The legal expert added that Ripple is “uniquely situated to lead this discussion” regarding the digital asset framework in the United States. “This is not a case only about Ripple. We are fighting on behalf of the industry.”
A real approach to cryptocurrency regulation
Ripple has released a paper that calls on regulators, lawmakers and the industry to come up with a framework for the ecosystem.
“Cryptocurrency and blockchain technology need clear regulatory and licensing frameworks designed to address and remedy the specific challenges to our industry. All of the proposed measures discussed in this framework aim to provide legal clarity to industry, markets, and consumers in a way that a regulation-by-enforcement approach simply cannot,” said Ripple CEO Brad Garlinghouse.
Ripple mentions the Securities Clarity Act (SCA), which proposes a new term — “investment contract asset” — and makes clear that such assets should be considered separate and distinct from any securities offerings they may have been a part of.
The Digital Commodity Exchange Act (DCEA), which is complementary to the SCA, seeks to create a federal definition of “digital commodity exchanges” and charges the CFTC with authority to register and oversee them, similar to the requirements in commodity derivatives markets.
The blockchain specialist is also backing SEC Commissioner Hester Peirce’s sandbox idea, under which network developers would be exempt for three years from the registration provisions of federal securities laws, during which time they would be allowed to launch their products and develop their networks through token transactions.

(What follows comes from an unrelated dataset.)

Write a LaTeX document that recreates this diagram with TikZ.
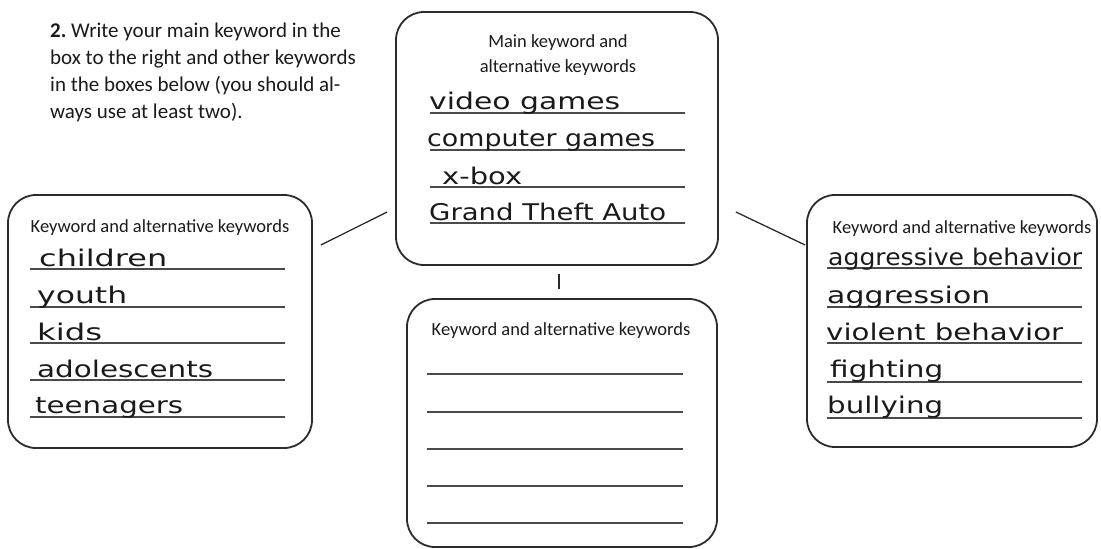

If “network maturity” has been achieved at the conclusion of the three-year period, token transactions would not trigger securities registration requirements, under SEC Peirce’s proposal.
“The current uncertainty in the U.S. regulatory landscape discourages innovation and could cause a “brain drain” in the cryptocurrency and blockchain space. In order to incentivize innovation and inform the development of a clear and consistent regulatory framework for cryptocurrencies, we believe innovation sandboxes should be encouraged.”.
The abovementioned brain drain is increasingly possible as blockchain has gained momentum all over the world and many countries are taking measures to promote the development of their digital asset ecosystems.
Last week, Binance announced it is injecting €100 million in an R&D blockchain project in France.